▶ _WHAT IS ASKED_: Copy out the whole listing exactly as written, leaving the pictures behind.

▶ _AVAILABLE DATA_:
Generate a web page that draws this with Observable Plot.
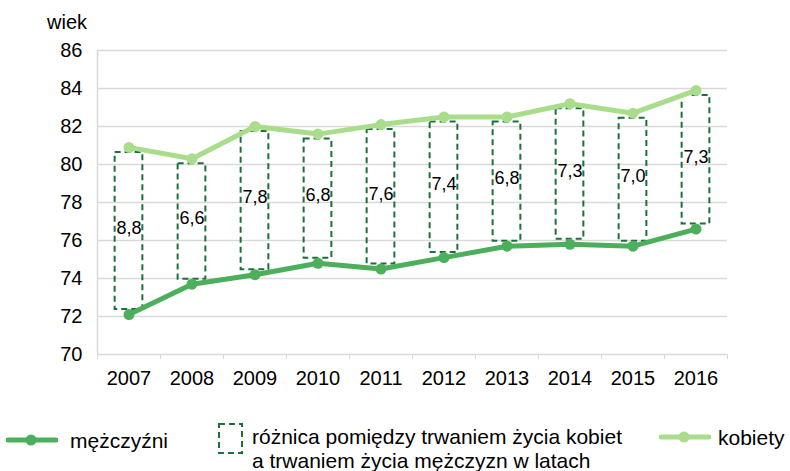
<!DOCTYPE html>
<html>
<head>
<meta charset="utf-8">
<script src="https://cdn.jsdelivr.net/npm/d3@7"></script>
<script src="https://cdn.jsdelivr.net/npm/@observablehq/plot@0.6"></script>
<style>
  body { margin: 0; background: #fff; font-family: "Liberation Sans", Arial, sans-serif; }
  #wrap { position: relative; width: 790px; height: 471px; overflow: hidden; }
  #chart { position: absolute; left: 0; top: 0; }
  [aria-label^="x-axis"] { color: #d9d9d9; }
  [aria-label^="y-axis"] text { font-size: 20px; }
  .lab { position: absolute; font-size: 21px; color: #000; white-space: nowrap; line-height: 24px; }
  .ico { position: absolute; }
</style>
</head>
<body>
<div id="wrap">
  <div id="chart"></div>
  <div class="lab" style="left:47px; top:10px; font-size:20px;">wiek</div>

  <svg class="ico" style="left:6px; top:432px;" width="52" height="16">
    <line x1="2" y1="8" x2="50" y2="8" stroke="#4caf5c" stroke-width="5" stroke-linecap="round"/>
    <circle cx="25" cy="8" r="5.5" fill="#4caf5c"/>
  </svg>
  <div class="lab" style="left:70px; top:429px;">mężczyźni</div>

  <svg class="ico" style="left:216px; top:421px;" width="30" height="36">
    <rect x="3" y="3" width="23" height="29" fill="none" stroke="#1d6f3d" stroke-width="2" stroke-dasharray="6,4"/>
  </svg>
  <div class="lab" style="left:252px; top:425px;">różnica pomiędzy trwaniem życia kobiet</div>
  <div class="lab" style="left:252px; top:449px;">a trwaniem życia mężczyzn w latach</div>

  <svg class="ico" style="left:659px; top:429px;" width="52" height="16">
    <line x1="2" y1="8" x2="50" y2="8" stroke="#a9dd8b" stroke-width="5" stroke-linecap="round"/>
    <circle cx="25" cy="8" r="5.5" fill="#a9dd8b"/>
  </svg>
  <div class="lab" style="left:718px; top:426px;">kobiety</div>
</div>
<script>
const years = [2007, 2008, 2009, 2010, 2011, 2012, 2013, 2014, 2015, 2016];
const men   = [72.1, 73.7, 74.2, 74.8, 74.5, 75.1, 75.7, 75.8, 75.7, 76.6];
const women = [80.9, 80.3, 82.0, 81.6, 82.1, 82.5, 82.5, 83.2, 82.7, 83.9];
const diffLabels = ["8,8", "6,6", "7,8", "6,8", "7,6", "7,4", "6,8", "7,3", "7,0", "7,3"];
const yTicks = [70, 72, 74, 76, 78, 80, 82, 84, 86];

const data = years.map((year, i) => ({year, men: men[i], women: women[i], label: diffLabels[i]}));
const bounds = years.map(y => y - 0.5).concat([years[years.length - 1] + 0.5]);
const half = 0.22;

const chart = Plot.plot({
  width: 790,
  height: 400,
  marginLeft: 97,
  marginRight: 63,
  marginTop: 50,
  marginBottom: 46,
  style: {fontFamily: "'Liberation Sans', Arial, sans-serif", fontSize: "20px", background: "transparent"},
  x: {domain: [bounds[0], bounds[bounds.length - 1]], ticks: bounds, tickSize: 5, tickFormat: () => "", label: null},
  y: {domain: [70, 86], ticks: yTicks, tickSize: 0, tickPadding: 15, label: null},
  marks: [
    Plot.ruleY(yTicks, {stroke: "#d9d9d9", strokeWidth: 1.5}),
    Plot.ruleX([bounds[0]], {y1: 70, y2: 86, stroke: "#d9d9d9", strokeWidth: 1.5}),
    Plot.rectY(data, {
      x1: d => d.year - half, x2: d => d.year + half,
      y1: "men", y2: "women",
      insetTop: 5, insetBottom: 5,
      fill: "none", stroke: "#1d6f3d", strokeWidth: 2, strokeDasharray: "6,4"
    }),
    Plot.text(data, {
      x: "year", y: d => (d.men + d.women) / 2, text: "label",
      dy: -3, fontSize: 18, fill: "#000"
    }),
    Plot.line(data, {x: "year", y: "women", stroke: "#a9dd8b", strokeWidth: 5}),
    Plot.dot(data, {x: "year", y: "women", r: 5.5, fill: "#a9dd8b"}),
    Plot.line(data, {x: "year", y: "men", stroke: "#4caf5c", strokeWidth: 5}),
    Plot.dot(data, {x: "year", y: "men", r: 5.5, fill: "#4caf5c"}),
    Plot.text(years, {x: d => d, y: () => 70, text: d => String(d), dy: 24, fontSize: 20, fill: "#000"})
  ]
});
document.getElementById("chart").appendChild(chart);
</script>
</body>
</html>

▶ _EXERCISE ANSWER_:
Generate a web page that draws this with Observable Plot.
<!DOCTYPE html>
<html>
<head>
<meta charset="utf-8">
<script src="https://cdn.jsdelivr.net/npm/d3@7"></script>
<script src="https://cdn.jsdelivr.net/npm/@observablehq/plot@0.6"></script>
<style>
  body { margin: 0; background: #fff; font-family: "Liberation Sans", Arial, sans-serif; }
  #wrap { position: relative; width: 790px; height: 471px; overflow: hidden; }
  #chart { position: absolute; left: 0; top: 0; }
  [aria-label^="x-axis"] { color: #d9d9d9; }
  [aria-label^="y-axis"] text { font-size: 20px; }
  .lab { position: absolute; font-size: 21px; color: #000; white-space: nowrap; line-height: 24px; }
  .ico { position: absolute; }
</style>
</head>
<body>
<div id="wrap">
  <div id="chart"></div>
  <div class="lab" style="left:47px; top:10px; font-size:20px;">wiek</div>

  <svg class="ico" style="left:6px; top:432px;" width="52" height="16">
    <line x1="2" y1="8" x2="50" y2="8" stroke="#4caf5c" stroke-width="5" stroke-linecap="round"/>
    <circle cx="25" cy="8" r="5.5" fill="#4caf5c"/>
  </svg>
  <div class="lab" style="left:70px; top:429px;">mężczyźni</div>

  <svg class="ico" style="left:216px; top:421px;" width="30" height="36">
    <rect x="3" y="3" width="23" height="29" fill="none" stroke="#1d6f3d" stroke-width="2" stroke-dasharray="6,4"/>
  </svg>
  <div class="lab" style="left:252px; top:425px;">różnica pomiędzy trwaniem życia kobiet</div>
  <div class="lab" style="left:252px; top:449px;">a trwaniem życia mężczyzn w latach</div>

  <svg class="ico" style="left:659px; top:429px;" width="52" height="16">
    <line x1="2" y1="8" x2="50" y2="8" stroke="#a9dd8b" stroke-width="5" stroke-linecap="round"/>
    <circle cx="25" cy="8" r="5.5" fill="#a9dd8b"/>
  </svg>
  <div class="lab" style="left:718px; top:426px;">kobiety</div>
</div>
<script>
const years = [2007, 2008, 2009, 2010, 2011, 2012, 2013, 2014, 2015, 2016];
const men   = [72.1, 73.7, 74.2, 74.8, 74.5, 75.1, 75.7, 75.8, 75.7, 76.6];
const women = [80.9, 80.3, 82.0, 81.6, 82.1, 82.5, 82.5, 83.2, 82.7, 83.9];
const diffLabels = ["8,8", "6,6", "7,8", "6,8", "7,6", "7,4", "6,8", "7,3", "7,0", "7,3"];
const yTicks = [70, 72, 74, 76, 78, 80, 82, 84, 86];

const data = years.map((year, i) => ({year, men: men[i], women: women[i], label: diffLabels[i]}));
const bounds = years.map(y => y - 0.5).concat([years[years.length - 1] + 0.5]);
const half = 0.22;

const chart = Plot.plot({
  width: 790,
  height: 400,
  marginLeft: 97,
  marginRight: 63,
  marginTop: 50,
  marginBottom: 46,
  style: {fontFamily: "'Liberation Sans', Arial, sans-serif", fontSize: "20px", background: "transparent"},
  x: {domain: [bounds[0], bounds[bounds.length - 1]], ticks: bounds, tickSize: 5, tickFormat: () => "", label: null},
  y: {domain: [70, 86], ticks: yTicks, tickSize: 0, tickPadding: 15, label: null},
  marks: [
    Plot.ruleY(yTicks, {stroke: "#d9d9d9", strokeWidth: 1.5}),
    Plot.ruleX([bounds[0]], {y1: 70, y2: 86, stroke: "#d9d9d9", strokeWidth: 1.5}),
    Plot.rectY(data, {
      x1: d => d.year - half, x2: d => d.year + half,
      y1: "men", y2: "women",
      insetTop: 5, insetBottom: 5,
      fill: "none", stroke: "#1d6f3d", strokeWidth: 2, strokeDasharray: "6,4"
    }),
    Plot.text(data, {
      x: "year", y: d => (d.men + d.women) / 2, text: "label",
      dy: -3, fontSize: 18, fill: "#000"
    }),
    Plot.line(data, {x: "year", y: "women", stroke: "#a9dd8b", strokeWidth: 5}),
    Plot.dot(data, {x: "year", y: "women", r: 5.5, fill: "#a9dd8b"}),
    Plot.line(data, {x: "year", y: "men", stroke: "#4caf5c", strokeWidth: 5}),
    Plot.dot(data, {x: "year", y: "men", r: 5.5, fill: "#4caf5c"}),
    Plot.text(years, {x: d => d, y: () => 70, text: d => String(d), dy: 24, fontSize: 20, fill: "#000"})
  ]
});
document.getElementById("chart").appendChild(chart);
</script>
</body>
</html>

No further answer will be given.